Sebi has notified norms that make it mandatory for investment advisers to register with the capital market regulator and also require them to disclose all issues that could result in conflict of interests, among others.
To ensure more transparency, the new regulations require investment advisers -- banks, non-banking financial companies (NBFCs) and corporates -- would have to segregate their investment advisory services from other activities.
Investment advisers also have to disclose the fee received for their advice on a particular financial product.
The Securities and Exchange Board of India (Sebi) said that all entities engaged in advising on financial products would need to get registered with it. Besides, the investment advisers need to separate this activity from all other activities such as distribution.
To be an investment adviser, corporate bodies need to have a minimum worth of Rs 25 lakh while the threshold level would be Rs 1 lakh for individuals.
"Investment adviser means any person, who for consideration, is engaged in the business of providing investment advice to clients or other persons or group of
persons and includes any person who holds out himself as an investment adviser," Sebi said in a notification on Monday.
The market regulator has given a time period of one year for existing investment advisers to comply with necessary capital adequacy requirements.
In a move to curb the risks related to advisory services, the regulator said the investment adviser cannot enter into transactions on its own account contrary to the advice given to clients for at least 15 days from the day of such advice.
Sebi said that advisers must disclose the fee they get for advice on a particular product, their holdings in products on which they are advising, the risks involved and any conflict of interest arising out of their association with issuers of the financial products.

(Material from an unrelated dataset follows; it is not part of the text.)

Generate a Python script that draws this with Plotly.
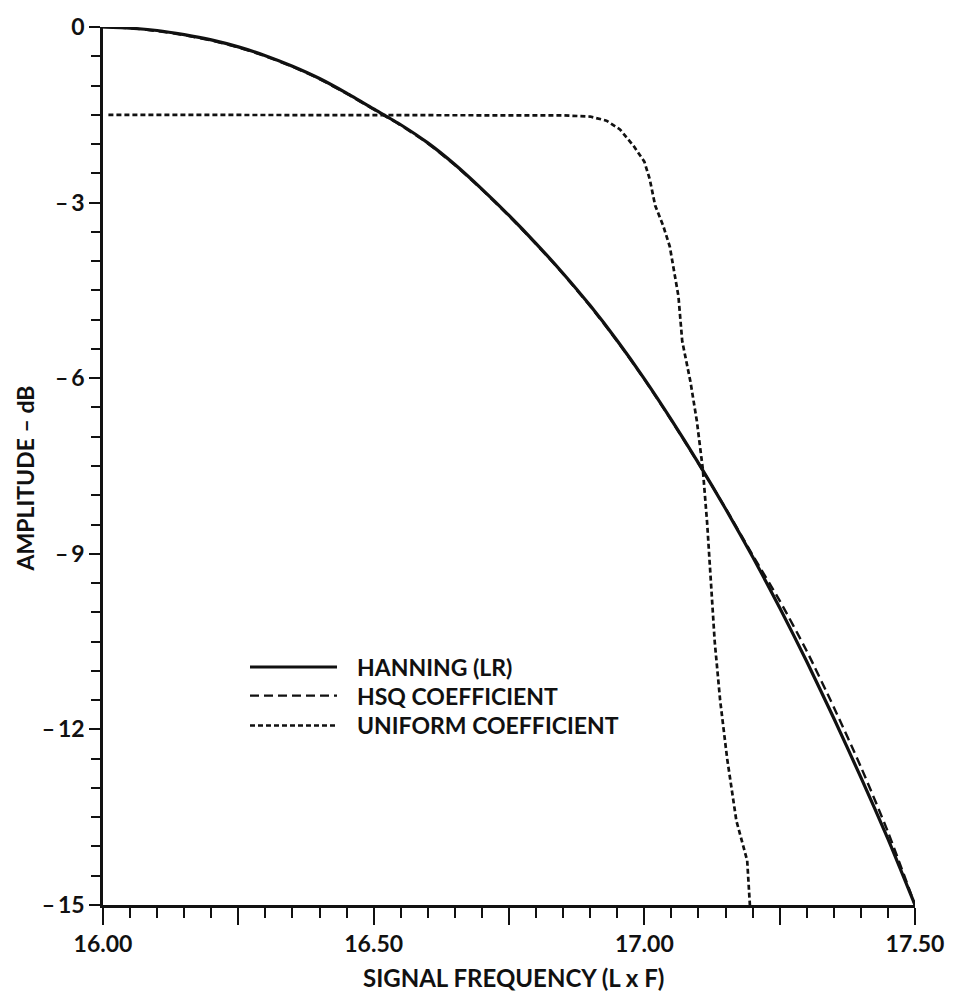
import plotly.graph_objects as go

# ---- data ----
freq = [16.00, 16.05, 16.10, 16.15, 16.20, 16.25, 16.30, 16.35, 16.40, 16.45,
        16.50, 16.55, 16.60, 16.65, 16.70, 16.75, 16.80, 16.85, 16.90, 16.95,
        17.00, 17.05, 17.10, 17.15, 17.20, 17.25, 17.30, 17.35, 17.40, 17.45, 17.50]
hanning_db = [0.00, -0.02, -0.06, -0.13, -0.22, -0.34, -0.49, -0.67, -0.88, -1.13,
              -1.40, -1.67, -1.98, -2.35, -2.77, -3.22, -3.70, -4.21, -4.76, -5.36,
              -6.01, -6.71, -7.45, -8.23, -9.05, -9.92, -10.84, -11.81, -12.82, -13.87, -15.00]
hsq_db = [0.00, -0.02, -0.07, -0.14, -0.23, -0.35, -0.50, -0.68, -0.89, -1.14,
          -1.41, -1.68, -1.99, -2.36, -2.78, -3.23, -3.71, -4.22, -4.77, -5.37,
          -6.02, -6.72, -7.46, -8.22, -9.02, -9.80, -10.66, -11.62, -12.64, -13.75, -15.00]

uniform_freq = [16.01, 16.10, 16.20, 16.30, 16.40, 16.50, 16.60, 16.70, 16.80, 16.85,
                16.90, 16.93, 16.955, 16.98, 17.00, 17.01, 17.02, 17.035, 17.047, 17.055,
                17.063, 17.07, 17.085, 17.097, 17.108, 17.116, 17.125, 17.13, 17.14,
                17.153, 17.17, 17.19, 17.195]
uniform_db = [-1.50, -1.50, -1.50, -1.50, -1.50, -1.50, -1.50, -1.50, -1.50, -1.51,
              -1.53, -1.60, -1.75, -2.03, -2.30, -2.60, -3.05, -3.40, -3.75, -4.20,
              -4.60, -5.37, -6.05, -6.73, -7.55, -8.47, -9.83, -10.50, -11.50,
              -12.50, -13.56, -14.24, -15.00]

series_names = ["HANNING (LR)", "HSQ COEFFICIENT", "UNIFORM COEFFICIENT"]
x_tick_labels = {"16.25": "", "16.75": "", "17.25": ""}
y_tick_labels = {"\u22123": "\u2013\u20093", "\u22126": "\u2013\u20096", "\u22129": "\u2013\u20099",
                 "\u221212": "\u2013\u200912", "\u221215": "\u2013\u200915"}

FONT = "Lato"
BLACK = "#111111"

fig = go.Figure()
fig.add_trace(go.Scatter(x=uniform_freq, y=uniform_db, mode="lines", name=series_names[2],
                         line=dict(color=BLACK, width=2.7, dash="5px,3px"), showlegend=False))
fig.add_trace(go.Scatter(x=freq, y=hsq_db, mode="lines", name=series_names[1],
                         line=dict(color=BLACK, width=2.4, dash="9px,5px",
                                   shape="spline", smoothing=0.6), showlegend=False))
fig.add_trace(go.Scatter(x=freq, y=hanning_db, mode="lines", name=series_names[0],
                         line=dict(color=BLACK, width=3.2, shape="spline", smoothing=0.6),
                         showlegend=False))

W, H = 959, 999
L, R, T, B = 103, 44, 20, 94
pw, ph = W - L - R, H - T - B

def px(xp):
    return (xp - L) / pw

def py(yp):
    return (H - B - yp) / ph

# legend drawn manually (long line samples like the reference)
legend_rows = [665, 694, 724]
dashes = ["solid", "9px,5px", "5px,3px"]
widths = [3.0, 2.4, 2.4]
shapes = []
annotations = []
for name, yrow, d, w in zip(series_names, legend_rows, dashes, widths):
    shapes.append(dict(type="line", xref="paper", yref="paper",
                       x0=px(250), x1=px(337), y0=py(yrow), y1=py(yrow),
                       line=dict(color=BLACK, width=w, dash=d)))
    annotations.append(dict(text=name, xref="paper", yref="paper", x=px(355), y=py(yrow),
                            xanchor="left", yanchor="middle", showarrow=False,
                            font=dict(family=FONT, size=23, color=BLACK, weight="bold")))

annotations.append(dict(text="SIGNAL FREQUENCY (L x F)", xref="paper", yref="paper",
                        x=px(513), y=py(978), xanchor="center", yanchor="middle", showarrow=False,
                        font=dict(family=FONT, size=24, color=BLACK, weight="bold")))
annotations.append(dict(text="AMPLITUDE \u2013 dB", xref="paper", yref="paper",
                        x=px(25), y=py(475), xanchor="center", yanchor="middle", showarrow=False,
                        textangle=-90,
                        font=dict(family=FONT, size=23, color=BLACK, weight="bold")))

fig.update_layout(
    width=W, height=H,
    margin=dict(l=L, r=R, t=T, b=B),
    paper_bgcolor="white", plot_bgcolor="white",
    shapes=shapes, annotations=annotations,
    showlegend=False,
)
fig.update_xaxes(range=[16.0, 17.5], tickmode="linear", tick0=16.0, dtick=0.25,
                 tickformat=".2f", labelalias=x_tick_labels,
                 showline=True, linecolor=BLACK, linewidth=2.6,
                 ticks="outside", ticklen=17, tickwidth=2.4, tickcolor=BLACK,
                 minor=dict(tick0=16.0, dtick=0.05, ticks="outside", ticklen=10,
                            tickwidth=2.2, tickcolor=BLACK, showgrid=False),
                 showgrid=False, zeroline=False,
                 tickfont=dict(family=FONT, size=23, color=BLACK, weight="bold"))
fig.update_yaxes(range=[-15.0, 0.0], tickmode="linear", tick0=0, dtick=3,
                 labelalias=y_tick_labels,
                 showline=True, linecolor=BLACK, linewidth=2.6,
                 ticks="outside", ticklen=11, tickwidth=2.4, tickcolor=BLACK,
                 minor=dict(tick0=0, dtick=0.5, ticks="outside", ticklen=9,
                            tickwidth=2.2, tickcolor=BLACK, showgrid=False),
                 showgrid=False, zeroline=False,
                 tickfont=dict(family=FONT, size=23, color=BLACK, weight="bold"))

fig.write_html("out.html")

It would be mandatory for investment advisors to maintain all records like know your customer (KYC), risk profiling, suitability sheets, agreement copies, investment advice, whether oral or written, data on fees and time of providing advice for at least five years either in electronic or physical form.
The guidelines, which would come into force within three months, require advisers to be certified by Sebi.
Entities which are working as advisers have to receive the certification within six months of the rules coming into force. The certification would be valid for five years and has to be renewed three months before the expiry.